Buruh migran yang sudah pulang, merasa tertolong dengan adanya binaan di Istana Rumbia melalui Program MAMPU. Muliah, mantan buruh migran di Korea dan Taiwan, merasa terarah untuk menggunakan modal hasil kerjanya di luar negeri.

“Sebelumnya saya kebingungan buat apa uang yang saya dapat ini, ketika pulang dari Singapura, uang saya habis tidak karuan membuat saya bolak balik ke luar negeri lagi. Kalau sekarang, saya  sudah mendapat jalan. Uang saya belikan tanah, saya tanami salak dan kayu albasiah, hasilnya lumayan dan tidak hanya numpang lewat,” ujarnya.

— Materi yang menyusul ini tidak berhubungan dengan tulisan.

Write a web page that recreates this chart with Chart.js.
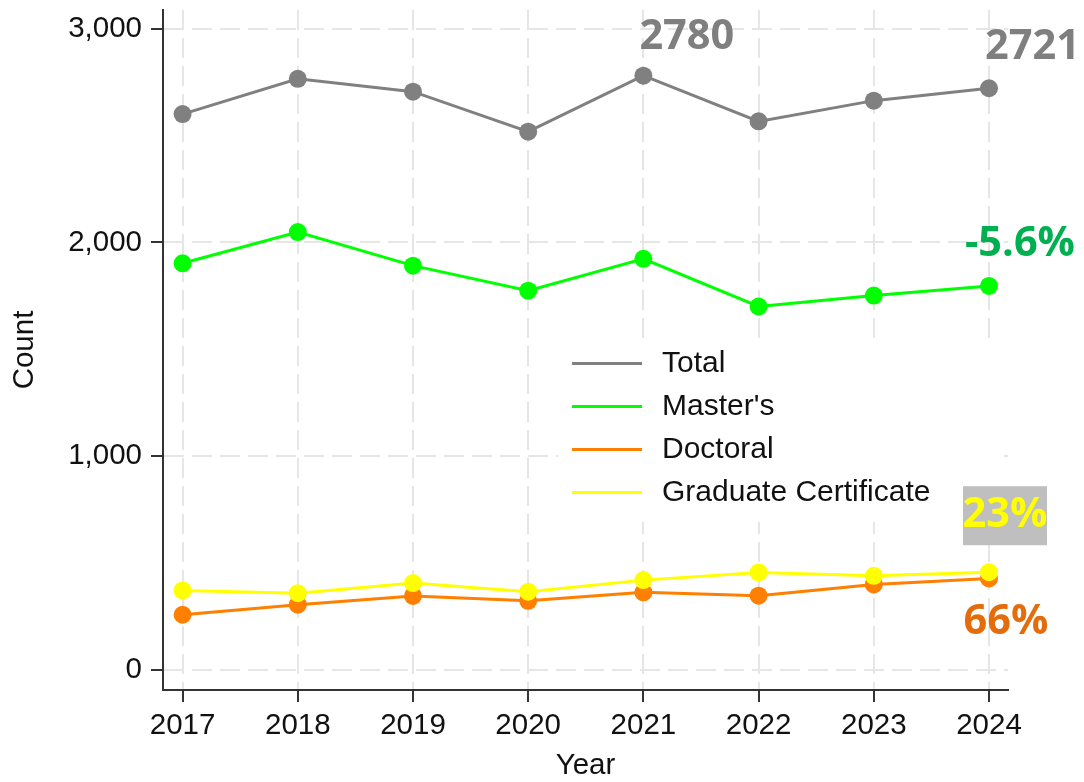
<!DOCTYPE html>
<html>
<head>
<meta charset="utf-8">
<script src="https://cdn.jsdelivr.net/npm/chart.js@4.4.1/dist/chart.umd.min.js"></script>
<style>
  html, body { margin: 0; padding: 0; background: #fff; }
  canvas { display: block; }
</style>
</head>
<body>
<canvas id="lineChart" width="1084" height="782"></canvas>
<script>
// data
var years = [2017, 2018, 2019, 2020, 2021, 2022, 2023, 2024];
var total = [2600, 2765, 2705, 2518, 2780, 2566, 2663, 2721];
var masters = [1902, 2048, 1891, 1774, 1923, 1700, 1751, 1796];
var doctoral = [258, 305, 346, 323, 363, 347, 400, 428];
var gradCert = [372, 359, 406, 366, 420, 456, 440, 457];
var yTicks = [0, 1000, 2000, 3000];
var seriesNames = ["Total", "Master's", "Doctoral", "Graduate Certificate"];
var seriesColors = ["#808080", "#00ff00", "#ff7f00", "#ffff00"];
var peakLabel = "2780";
var lastLabel = "2721";
var mastersChange = "-5.6%";
var certChange = "23%";
var doctoralChange = "66%";

var tickFont = { size: 29.5, family: '"Liberation Sans", Arial, sans-serif' };
var noteFont = 'bold 41.5px "Open Sans", sans-serif';

function points(vals) {
    return years.map(function (yr, i) { return { x: yr, y: vals[i] }; });
}

function series(i, vals, order, width) {
    return {
        label: seriesNames[i],
        data: points(vals),
        borderColor: seriesColors[i],
        backgroundColor: seriesColors[i],
        pointBackgroundColor: seriesColors[i],
        borderWidth: width,
        pointRadius: 9,
        pointBorderWidth: 0,
        order: order,
    };
}

// legend box inside the plot + the big coloured notes
var decorations = {
    id: 'decorations',
    beforeDatasetsDraw: function (chart) {
        var c = chart.ctx;
        c.save();
        c.fillStyle = '#ffffff';
        c.fillRect(558, 340, 442, 182);
        c.font = '30px "Liberation Sans", Arial, sans-serif';
        c.textBaseline = 'middle';
        seriesNames.forEach(function (name, i) {
            var y = 363.5 + i * 43;
            c.strokeStyle = seriesColors[i];
            c.lineWidth = 3;
            c.beginPath();
            c.moveTo(572, y);
            c.lineTo(642, y);
            c.stroke();
            c.fillStyle = '#111111';
            c.textAlign = 'left';
            c.fillText(name, 662, y);
        });
        c.restore();
    },
    afterDatasetsDraw: function (chart) {
        var xs = chart.scales.x, ys = chart.scales.y, c = chart.ctx;
        var last = years.length - 1;
        var xEnd = xs.getPixelForValue(years[last]);
        var xPeak = xs.getPixelForValue(years[4]);
        c.save();
        c.font = noteFont;
        c.textBaseline = 'middle';

        c.fillStyle = '#7f7f7f';
        c.textAlign = 'left';
        c.fillText(peakLabel, xPeak - 4, ys.getPixelForValue(total[4]) - 38);
        c.fillText(lastLabel, xEnd - 4, ys.getPixelForValue(total[last]) - 41);

        c.fillStyle = '#00b050';
        c.textAlign = 'center';
        c.fillText(mastersChange, xEnd + 31, ys.getPixelForValue(masters[last]) - 42);

        var yc = ys.getPixelForValue(gradCert[last]) - 57;
        c.fillStyle = '#bfbfbf';
        c.fillRect(xEnd - 26, yc - 29, 84, 59);
        c.fillStyle = '#ffff00';
        c.fillText(certChange, xEnd + 16, yc);

        c.fillStyle = '#e46c0a';
        c.fillText(doctoralChange, xEnd + 17, ys.getPixelForValue(doctoral[last]) + 44);
        c.restore();
    }
};

var ctx = document.getElementById("lineChart").getContext("2d");

var myChart = new Chart(ctx, {
    type: "line",
    data: {
        datasets: [
            series(0, total, 3, 3),
            series(1, masters, 2, 3),
            series(2, doctoral, 1, 3),
            series(3, gradCert, 0, 3),
        ],
    },
    options: {
        responsive: false,
        animation: false,
        layout: { padding: { top: 10, right: 76, left: 0, bottom: 0 } },
        plugins: {
            legend: { display: false },
            tooltip: { enabled: false },
        },
        scales: {
            x: {
                type: 'linear',
                min: 2016.83,
                max: 2024.165,
                afterBuildTicks: function (scale) {
                    scale.ticks = years.map(function (v) { return { value: v }; });
                },
                afterFit: function (scale) {
                    scale.height = 92;
                    scale.paddingLeft = 0;
                    scale.paddingRight = 0;
                },
                grid: {
                    color: '#e6e6e6',
                    lineWidth: 2,
                    tickLength: 12,
                    tickColor: '#333333',
                    tickWidth: 2,
                },
                border: { color: '#333333', width: 2, dash: [20, 8] },
                ticks: {
                    autoSkip: false,
                    maxRotation: 0,
                    padding: 6,
                    color: '#111111',
                    font: tickFont,
                    callback: function (value) { return String(value); },
                },
                title: {
                    display: true,
                    text: 'Year',
                    color: '#111111',
                    font: { size: 29.5, family: tickFont.family, lineHeight: 1 },
                    padding: { top: 0, bottom: 1 },
                },
            },
            y: {
                min: -94,
                max: 3087,
                afterBuildTicks: function (scale) {
                    scale.ticks = yTicks.map(function (v) { return { value: v }; });
                },
                afterFit: function (scale) {
                    scale.width = 163;
                    scale.paddingTop = 0;
                    scale.paddingBottom = 0;
                },
                grid: {
                    color: '#e6e6e6',
                    lineWidth: 2,
                    tickLength: 12,
                    tickColor: '#333333',
                    tickWidth: 2,
                },
                border: { color: '#333333', width: 2, dash: [20, 8] },
                ticks: {
                    padding: 9,
                    color: '#111111',
                    font: tickFont,
                    callback: function (value) { return value.toLocaleString('en-US'); },
                },
                title: {
                    display: true,
                    text: 'Count',
                    color: '#111111',
                    font: { size: 29.5, family: tickFont.family, lineHeight: 1 },
                    padding: { top: 10, bottom: 0 },
                },
            },
        },
    },
    plugins: [decorations],
});
</script>
</body>
</html>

Suharti juga merasakan manfaat ikut program diskusi yang difasilitasi MAMPU, “Setelah saya bolak-balik Malaysia dan Taiwan selama dua belas tahun, sekarang saya memilih membeli tanah dan ditanami salak dan durian untuk dijual. Sebagian modal, saya gunakan untuk membuat tempe, lumayan bisa membantu suami saya yang petani. Saya juga dapat banyak ilmu dan teman dari acara diskusi MAMPU,” kata Suharti.

Perubahan terlihat dari hasil pendataan Stevi dan tim, kini jumlah buruh migran tak sebanyak dulu dan yang kembali lagi ke luar negeri juga bisa dihitung.

“Kebanyakan mereka bekerja memanfaatkan potensi yang ada di Wonosobo, seperti menjadi petani, mengelola rumah makan, membuat oleh-oleh makanan khas dan pemandu wisata,” kata Stevi.